Tuesday, June 16, 2009

Programming Principles

After catching up on more of the insightful Neal Ford's evolutionary architecture and emergent design series, it got me thinking about the principles that an intermediate to advanced level programmer should be aware of. These thoughts have led this attempt to compose a (WIP) list of the terminology and generic patterns a competent developer should be able to explain:

Composed Method / Single Level of Abstraction Principle (SLAP) / Refactoring
  • An understanding of the need to divide your programs into methods that perform one identifiable task resulting in programs with many small methods each a few lines long and responsible for one and only one thing. Operations in a method should be kept at the same level of abstraction. For example avoiding the introduction of methods which deal with both low-level technical details e.g. database infrastructure and high-level domain logic. As a rule of thumb any Java method longer than about 10 lines of code is a candidate for refactoring because it probably does more than one thing.

Single Responsibility Principle / Separation of Concerns (SoC) / Encapsulation / Information Hiding / Principle of Least Privilege / Law of Demeter (LoD)

  • Classes and methods should have a single responsibility or reason for change, as you move up the design layers responsibilities become increasingly abstract. In Java concerns should overlap in functionality as little as possible through use of MVC or AOP. Also each layer should only be able to access the other layers necessary to fulfill its responsibilities.

Don't Repeat Yourself (DRY) / Copy-and-Paste Programming / Once And Only Once (OAOO)

  • Code should not be duplicated with each and every declaration of behavior appearing OAOO as it increases the difficulty of change, decreases clarity and leads to opportunities for inconsistency.

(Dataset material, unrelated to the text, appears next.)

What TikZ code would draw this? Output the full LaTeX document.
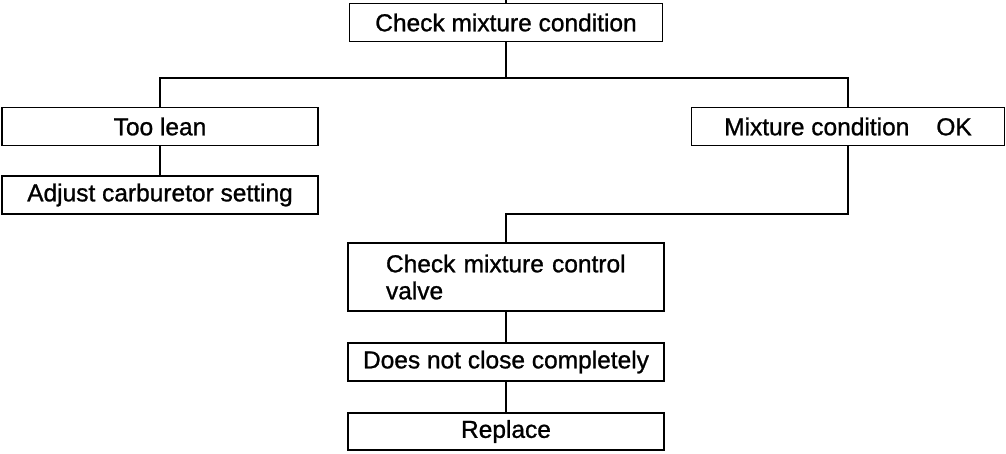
\documentclass[tikz,border=0pt]{standalone}
\usepackage{fontspec}
\setmainfont{Liberation Sans}
\newfontfamily\hvfont{Liberation Sans}[FakeBold=1.0]
\begin{document}
\begin{tikzpicture}[x=1pt,y=-1pt,
  every path/.style={line width=1.3pt},
  box/.style={draw, line width=1.3pt, inner sep=0pt, align=center,
    font=\hvfont\fontsize{24.5}{27}\selectfont},
  wide/.style={box, minimum width=316pt, minimum height=38.5pt}
]
\useasboundingbox (0,0) rectangle (1006,453);
\coordinate (start) at (506,0);
\node[wide, minimum width=313pt] (top) at (506,22.5) {Check mixture condition};
\node[wide] (lean) at (160,126.5) {Too lean};
\node[wide, minimum height=38pt] (adj) at (160,195) {Adjust carburetor setting};
\node[wide, minimum width=313pt] (ok) at (848,126.5) {Mixture condition\hspace{27pt}OK};
\node[box, minimum height=68pt, text width=240pt, inner xsep=38pt, align=left] (cmcv) at (506,277) {Check mixture control\\valve};
\node[wide, minimum height=38pt] (dnc) at (506,362) {Does not close completely};
\node[wide, minimum height=37pt] (rep) at (506,431.5) {Replace};
\coordinate (j1) at (506,78);
\coordinate (j2) at (848,214);
\draw (start) -- (top.north);
\draw (top.south) -- (j1);
\draw (lean.north) |- (j1) -| (ok.north);
\draw (lean) -- (adj);
\draw (ok.south) -- (j2) -| (cmcv.north);
\draw (cmcv) -- (dnc);
\draw (dnc) -- (rep);
\end{tikzpicture}
\end{document}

Coupling / Composition vs. Inheritance / Inversion of Control (IoC)

  • Avoiding tight coupling through the use of composition rather than introducing dependencies via inheritance which you will need to decouple later and usage of IoC to decouple execution from implementation. An explanation of expected understanding of dependencies is available here.

Design Patterns

  • It is unrealistic to expect someone to hold detailed knowledge of all Design Patterns (I hope!) whether they be the original GoF, J2EE, Enterprise or SOA patterns. However, an understanding of the architectural concepts behind design patterns and the ability to explain a handful of examples such as Singleton, Lazy Initialisation, Factory, Decorator etc. is desirable.

Big Requirements/Design Up Front (BRUF/BDUF) / Analysis Paralysis / You Aren't Gonna Need It (YAGNI) / Technical Debt

  • The trade-off of attempting to complete and perfect a design before the implementation has begun through up front planning against remaining adaptable to changing requirements.